■ YOUR TASK: All of the listing below must be repeated word for word. Pictures are the only thing to omit.

■ MATERIAL:
--------------------------------

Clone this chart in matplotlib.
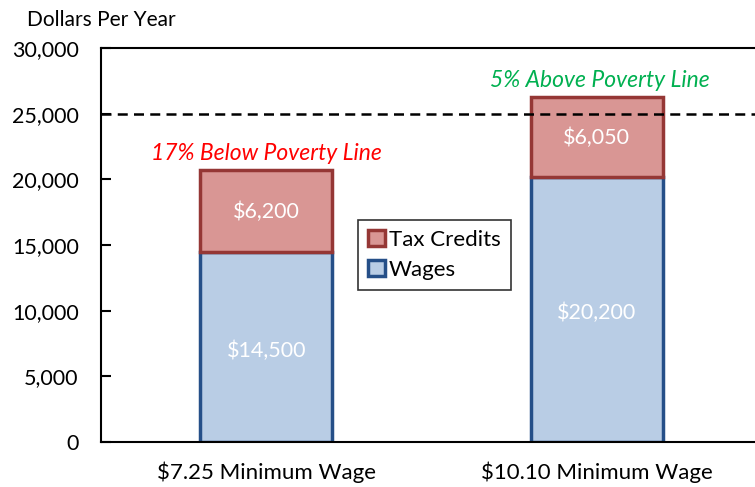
import numpy as np
import matplotlib
matplotlib.use("Agg")
import matplotlib.pyplot as plt

# Dados
categorias = ["$7.25 Minimum Wage", "$10.10 Minimum Wage"]
salarios = [14500, 20200]
creditos = [6200, 6050]
linha_pobreza = 25000
notas = ["17% Below Poverty Line", "5% Above Poverty Line"]
cores_notas = ["#FF0000", "#00B050"]

plt.rcParams["font.family"] = ["Lato", "DejaVu Sans"]

fig = plt.figure(figsize=(7.55, 4.87), dpi=100)
ax = fig.add_axes([101 / 755, 1 - 442 / 487, 661 / 755, 394 / 487])

x = np.arange(len(categorias))
largura = 0.4

b1 = ax.bar(x, salarios, largura, color="#B9CDE5", edgecolor="#254F88",
            linewidth=2.5, label="Wages", zorder=2)
b2 = ax.bar(x, creditos, largura, bottom=salarios, color="#D99694",
            edgecolor="#953735", linewidth=2.5, label="Tax Credits", zorder=2)

# Linha de pobreza
ax.axhline(linha_pobreza, color="black", linestyle=(0, (4, 2.5)), linewidth=1.8, zorder=3)

# Valores dentro das barras
for i in range(len(categorias)):
    ax.text(x[i], salarios[i] / 2 - 300, f"${salarios[i]:,}", ha="center", va="center",
            color="white", fontsize=15.5)
    ax.text(x[i], salarios[i] + creditos[i] / 2 - 100, f"${creditos[i]:,}", ha="center",
            va="center", color="white", fontsize=15.5)
    topo = salarios[i] + creditos[i]
    ax.text(x[i] + 0.01 * i, topo + 1300, notas[i], ha="center", va="center",
            color=cores_notas[i], fontsize=16.5, style="italic")

ax.set_xlim(-0.5, 1.5)
ax.set_ylim(0, 30000)
ax.set_yticks(range(0, 30001, 5000))
ax.set_yticklabels([f"{v:,}" for v in range(0, 30001, 5000)], fontsize=15.5)
ax.set_xticks(x)
ax.set_xticklabels(categorias, fontsize=16)
ax.tick_params(axis="x", length=0, pad=14)
ax.tick_params(axis="y", direction="in", length=7, width=1.5, pad=16)
for s in ax.spines.values():
    s.set_linewidth(1.5)

fig.text(27 / 755, 1 - 20 / 487, "Dollars Per Year", fontsize=15, ha="left", va="center")

handles = [b2, b1]
leg = ax.legend(handles, ["Tax Credits", "Wages"], loc="upper left",
                bbox_to_anchor=((358 - 101) / 661, (442 - 220) / 394),
                fontsize=16, frameon=True, fancybox=False, edgecolor="black",
                handlelength=0.75, handleheight=0.75, handletextpad=0.2,
                borderpad=0.45, labelspacing=0.45, borderaxespad=0)
leg.get_frame().set_linewidth(1.2)
for h in leg.legend_handles:
    h.set_linewidth(2.5)

fig.savefig("out.png", dpi=100)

--------------------------------

■ FINAL RESULT:
Clone this chart in matplotlib.
import numpy as np
import matplotlib
matplotlib.use("Agg")
import matplotlib.pyplot as plt

# Dados
categorias = ["$7.25 Minimum Wage", "$10.10 Minimum Wage"]
salarios = [14500, 20200]
creditos = [6200, 6050]
linha_pobreza = 25000
notas = ["17% Below Poverty Line", "5% Above Poverty Line"]
cores_notas = ["#FF0000", "#00B050"]

plt.rcParams["font.family"] = ["Lato", "DejaVu Sans"]

fig = plt.figure(figsize=(7.55, 4.87), dpi=100)
ax = fig.add_axes([101 / 755, 1 - 442 / 487, 661 / 755, 394 / 487])

x = np.arange(len(categorias))
largura = 0.4

b1 = ax.bar(x, salarios, largura, color="#B9CDE5", edgecolor="#254F88",
            linewidth=2.5, label="Wages", zorder=2)
b2 = ax.bar(x, creditos, largura, bottom=salarios, color="#D99694",
            edgecolor="#953735", linewidth=2.5, label="Tax Credits", zorder=2)

# Linha de pobreza
ax.axhline(linha_pobreza, color="black", linestyle=(0, (4, 2.5)), linewidth=1.8, zorder=3)

# Valores dentro das barras
for i in range(len(categorias)):
    ax.text(x[i], salarios[i] / 2 - 300, f"${salarios[i]:,}", ha="center", va="center",
            color="white", fontsize=15.5)
    ax.text(x[i], salarios[i] + creditos[i] / 2 - 100, f"${creditos[i]:,}", ha="center",
            va="center", color="white", fontsize=15.5)
    topo = salarios[i] + creditos[i]
    ax.text(x[i] + 0.01 * i, topo + 1300, notas[i], ha="center", va="center",
            color=cores_notas[i], fontsize=16.5, style="italic")

ax.set_xlim(-0.5, 1.5)
ax.set_ylim(0, 30000)
ax.set_yticks(range(0, 30001, 5000))
ax.set_yticklabels([f"{v:,}" for v in range(0, 30001, 5000)], fontsize=15.5)
ax.set_xticks(x)
ax.set_xticklabels(categorias, fontsize=16)
ax.tick_params(axis="x", length=0, pad=14)
ax.tick_params(axis="y", direction="in", length=7, width=1.5, pad=16)
for s in ax.spines.values():
    s.set_linewidth(1.5)

fig.text(27 / 755, 1 - 20 / 487, "Dollars Per Year", fontsize=15, ha="left", va="center")

handles = [b2, b1]
leg = ax.legend(handles, ["Tax Credits", "Wages"], loc="upper left",
                bbox_to_anchor=((358 - 101) / 661, (442 - 220) / 394),
                fontsize=16, frameon=True, fancybox=False, edgecolor="black",
                handlelength=0.75, handleheight=0.75, handletextpad=0.2,
                borderpad=0.45, labelspacing=0.45, borderaxespad=0)
leg.get_frame().set_linewidth(1.2)
for h in leg.legend_handles:
    h.set_linewidth(2.5)

fig.savefig("out.png", dpi=100)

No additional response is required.